▸ Set exercise
Skip the pictures and extract all of the lines exactly as written.

▸ Dataset section
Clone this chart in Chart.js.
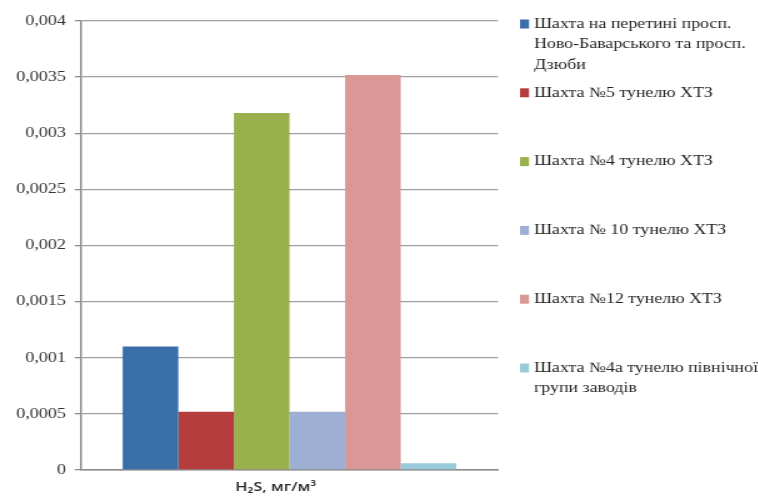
<!DOCTYPE html>
<html>
<head>
<meta charset="utf-8">
<script src="https://cdn.jsdelivr.net/npm/chart.js@4/dist/chart.umd.min.js"></script>
<style>
  html, body { margin: 0; padding: 0; background: #fff; overflow: hidden; }
  /* The chart is laid out on a 606px-wide canvas and shown 1.25x wider,
     which gives the wide-set lettering of the original figure. */
  #wrap { width: 606px; height: 500px; transform: scaleX(1.25); transform-origin: 0 0; }
  #c { display: block; }
</style>
</head>
<body>
<div id="wrap"><canvas id="c" width="606" height="500"></canvas></div>
<script>
const categories = ['H₂S, мг/м³'];

const seriesLabels = [
  ['Шахта на перетині просп.', 'Ново-Баварського та просп.', 'Дзюби'],
  ['Шахта №5 тунелю ХТЗ'],
  ['Шахта №4 тунелю ХТЗ'],
  ['Шахта № 10 тунелю ХТЗ'],
  ['Шахта №12 тунелю ХТЗ'],
  ['Шахта №4а тунелю північної', 'групи заводів']
];

const seriesValues = [0.0011, 0.00052, 0.00318, 0.00052, 0.00352, 0.00006];

const seriesColors = ['#3a6ea9', '#b53d3d', '#9ab04c', '#9db0d3', '#d99795', '#9acada'];

const yTickValues = [0, 0.0005, 0.001, 0.0015, 0.002, 0.0025, 0.003, 0.0035, 0.004];
const yTickLabels = ['0', '0,0005', '0,001', '0,0015', '0,002', '0,0025', '0,003', '0,0035', '0,004'];

// Legend on the right: a colour square and one or more text lines per shaft
const sideLegend = {
  id: 'sideLegend',
  afterDraw(chart) {
    const ctx = chart.ctx;
    ctx.save();
    ctx.font = '14.3px "Liberation Serif"';
    ctx.textBaseline = 'middle';
    chart.data.datasets.forEach((ds, i) => {
      const y0 = 24 + i * 68.8;
      ctx.fillStyle = ds.backgroundColor;
      ctx.fillRect(416, y0 - 4.5, 7.2, 9);
      ctx.fillStyle = '#1e1e1e';
      seriesLabels[i].forEach((line, k) => ctx.fillText(line, 427.2, y0 + k * 20.5));
    });
    ctx.restore();
  }
};

new Chart(document.getElementById('c'), {
  type: 'bar',
  data: {
    labels: categories,
    datasets: seriesLabels.map((lines, i) => ({
      label: lines.join(' '),
      data: [seriesValues[i]],
      backgroundColor: seriesColors[i],
      borderWidth: 0,
      categoryPercentage: 0.8,
      barPercentage: 1
    }))
  },
  options: {
    responsive: false,
    animation: false,
    devicePixelRatio: 1,
    layout: { padding: { top: 21, right: 207.6, bottom: 0, left: 0 } },
    plugins: { legend: { display: false }, tooltip: { enabled: false } },
    scales: {
      x: {
        grid: { display: false, drawTicks: false },
        border: { display: true, color: '#8c8c8c', width: 1.5 },
        ticks: {
          font: { family: '"Open Sans"', size: 13, weight: '600' },
          color: '#2a2a2a',
          padding: 9,
          labelOffset: -11,
          maxRotation: 0
        },
        afterFit(s) { s.height = 30; }
      },
      y: {
        min: 0,
        max: 0.004,
        afterBuildTicks(s) { s.ticks = yTickValues.map(v => ({ value: v })); },
        ticks: {
          callback: (v, i) => yTickLabels[i],
          font: { family: '"Liberation Serif"', size: 14.5 },
          color: '#333333',
          padding: 7
        },
        grid: { color: '#a0a0a0', lineWidth: 1.3, tickLength: 5, tickColor: '#8c8c8c' },
        border: { color: '#8c8c8c', width: 1.5 },
        afterFit(s) { s.width = 64.8; }
      }
    }
  },
  plugins: [sideLegend]
});
</script>
</body>
</html>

▸ Exercise result
Clone this chart in Chart.js.
<!DOCTYPE html>
<html>
<head>
<meta charset="utf-8">
<script src="https://cdn.jsdelivr.net/npm/chart.js@4/dist/chart.umd.min.js"></script>
<style>
  html, body { margin: 0; padding: 0; background: #fff; overflow: hidden; }
  /* The chart is laid out on a 606px-wide canvas and shown 1.25x wider,
     which gives the wide-set lettering of the original figure. */
  #wrap { width: 606px; height: 500px; transform: scaleX(1.25); transform-origin: 0 0; }
  #c { display: block; }
</style>
</head>
<body>
<div id="wrap"><canvas id="c" width="606" height="500"></canvas></div>
<script>
const categories = ['H₂S, мг/м³'];

const seriesLabels = [
  ['Шахта на перетині просп.', 'Ново-Баварського та просп.', 'Дзюби'],
  ['Шахта №5 тунелю ХТЗ'],
  ['Шахта №4 тунелю ХТЗ'],
  ['Шахта № 10 тунелю ХТЗ'],
  ['Шахта №12 тунелю ХТЗ'],
  ['Шахта №4а тунелю північної', 'групи заводів']
];

const seriesValues = [0.0011, 0.00052, 0.00318, 0.00052, 0.00352, 0.00006];

const seriesColors = ['#3a6ea9', '#b53d3d', '#9ab04c', '#9db0d3', '#d99795', '#9acada'];

const yTickValues = [0, 0.0005, 0.001, 0.0015, 0.002, 0.0025, 0.003, 0.0035, 0.004];
const yTickLabels = ['0', '0,0005', '0,001', '0,0015', '0,002', '0,0025', '0,003', '0,0035', '0,004'];

// Legend on the right: a colour square and one or more text lines per shaft
const sideLegend = {
  id: 'sideLegend',
  afterDraw(chart) {
    const ctx = chart.ctx;
    ctx.save();
    ctx.font = '14.3px "Liberation Serif"';
    ctx.textBaseline = 'middle';
    chart.data.datasets.forEach((ds, i) => {
      const y0 = 24 + i * 68.8;
      ctx.fillStyle = ds.backgroundColor;
      ctx.fillRect(416, y0 - 4.5, 7.2, 9);
      ctx.fillStyle = '#1e1e1e';
      seriesLabels[i].forEach((line, k) => ctx.fillText(line, 427.2, y0 + k * 20.5));
    });
    ctx.restore();
  }
};

new Chart(document.getElementById('c'), {
  type: 'bar',
  data: {
    labels: categories,
    datasets: seriesLabels.map((lines, i) => ({
      label: lines.join(' '),
      data: [seriesValues[i]],
      backgroundColor: seriesColors[i],
      borderWidth: 0,
      categoryPercentage: 0.8,
      barPercentage: 1
    }))
  },
  options: {
    responsive: false,
    animation: false,
    devicePixelRatio: 1,
    layout: { padding: { top: 21, right: 207.6, bottom: 0, left: 0 } },
    plugins: { legend: { display: false }, tooltip: { enabled: false } },
    scales: {
      x: {
        grid: { display: false, drawTicks: false },
        border: { display: true, color: '#8c8c8c', width: 1.5 },
        ticks: {
          font: { family: '"Open Sans"', size: 13, weight: '600' },
          color: '#2a2a2a',
          padding: 9,
          labelOffset: -11,
          maxRotation: 0
        },
        afterFit(s) { s.height = 30; }
      },
      y: {
        min: 0,
        max: 0.004,
        afterBuildTicks(s) { s.ticks = yTickValues.map(v => ({ value: v })); },
        ticks: {
          callback: (v, i) => yTickLabels[i],
          font: { family: '"Liberation Serif"', size: 14.5 },
          color: '#333333',
          padding: 7
        },
        grid: { color: '#a0a0a0', lineWidth: 1.3, tickLength: 5, tickColor: '#8c8c8c' },
        border: { color: '#8c8c8c', width: 1.5 },
        afterFit(s) { s.width = 64.8; }
      }
    }
  },
  plugins: [sideLegend]
});
</script>
</body>
</html>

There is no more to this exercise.